Who Are They and What Do They Think They Are Doing?
Published online by Cambridge University Press: 05 June 2014
The political marketers, or the “professionals” as they are often called – the advertisers, spin doctors, pollsters, strategists, and especially career political consultants – are totemic figures of modern political communication. Their existence at the top tables of political power is both symbol and proof of a transformed politics. They are the agents and evidence of what is sometimes described as “politics lost” or “colonized” by media and marketing logics (Street, 2005; Wring, 2004; Meyer, 2002; Wernick, 1991; Finlayson, 2003). They are commonly considered both an effect and cause of a depoliticized, nonideological, strategy-dominated politics (Kirchheimer, 1966; Panebianco, 1988; Franklin, 1994; Klein, 2006).

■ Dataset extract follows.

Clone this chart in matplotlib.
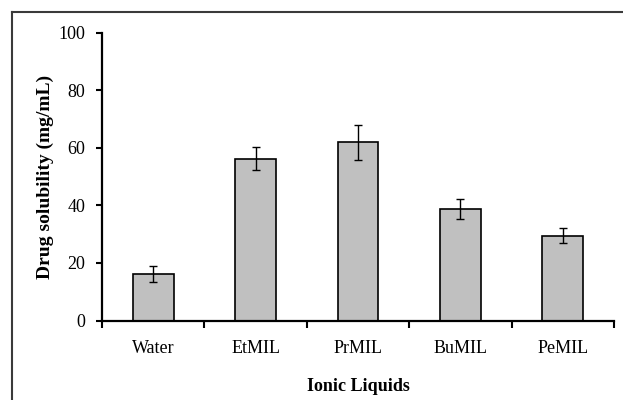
import matplotlib
matplotlib.use("Agg")
import matplotlib.pyplot as plt
from matplotlib.lines import Line2D
import numpy as np

categories = ["Water", "EtMIL", "PrMIL", "BuMIL", "PeMIL"]
solubility = [16.0, 56.2, 61.9, 38.7, 29.4]
errors = [2.8, 4.1, 6.0, 3.6, 2.6]
y_ticks = [0, 20, 40, 60, 80, 100]

plt.rcParams["font.family"] = ["Liberation Serif", "DejaVu Serif"]

W, H = 623, 400
fig = plt.figure(figsize=(W / 100, H / 100), dpi=100)
ax = fig.add_axes([102 / W, 1 - 320.5 / H, (614 - 102) / W, (320.5 - 32.5) / H])

x = np.arange(len(categories))
ax.bar(x, solubility, width=0.4, color="#c0c0c0", edgecolor="black",
       linewidth=1.2, zorder=2)
ax.errorbar(x, solubility, yerr=errors, fmt="none", ecolor="black",
            elinewidth=1.0, capsize=3, capthick=1.0, zorder=3)

ax.set_xlim(-0.5, len(categories) - 0.5)
ax.set_ylim(0, 100)
ax.set_yticks(y_ticks)
ax.set_yticklabels([str(v) for v in y_ticks], fontsize=13)

# Category boundaries carry the tick marks; names sit between them
ax.set_xticks(np.arange(-0.5, len(categories), 1.0))
ax.set_xticklabels([])
ax.set_xticks(x, minor=True)
ax.set_xticklabels(categories, minor=True, fontsize=13)
ax.tick_params(axis="x", which="major", direction="out", length=5, width=1.5)
ax.tick_params(axis="x", which="minor", length=0, pad=14)
ax.tick_params(axis="y", direction="out", length=4, width=1.5, pad=8)

for side in ("top", "right"):
    ax.spines[side].set_visible(False)
for side in ("left", "bottom"):
    ax.spines[side].set_linewidth(1.6)

ax.set_xlabel("Ionic Liquids", fontsize=13, fontweight="bold", labelpad=15)
ax.set_ylabel("Drug solubility (mg/mL)", fontsize=14, fontweight="bold", labelpad=3)

# Outer frame (top and left edges)
fig.add_artist(Line2D([11.5 / W, 1.0], [1 - 12 / H, 1 - 12 / H],
                      transform=fig.transFigure, color="#3a3a3a", linewidth=1.5))
fig.add_artist(Line2D([11.5 / W, 11.5 / W], [0.0, 1 - 12 / H],
                      transform=fig.transFigure, color="#3a3a3a", linewidth=1.5))

fig.savefig("out.png", dpi=100)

They are cited as both effect and cause of the decline of long-standing parties, an all but ubiquitous trend among Western democracies (Manin, 1997; Sabato, 1981; Pharr and Putnam, 2000; Diamond and Gunther, 2001). Their methods and influence have spread beyond the electoral realm into all manner of interest groups, with the effect that issue publics are reduced to target audiences for strategic communication (Bennett and Manheim, 2001). Outside their own ranks there are few defenders of these professionals and their activities, and scarcely any who claim they could somehow improve politics by making it more vibrant, responsive, and accessible. At best, they are necessary functionaries in the complex and competitive world of modern political communication; at worst, they are catalysts of a reduction of politics to shallow and cynical power games.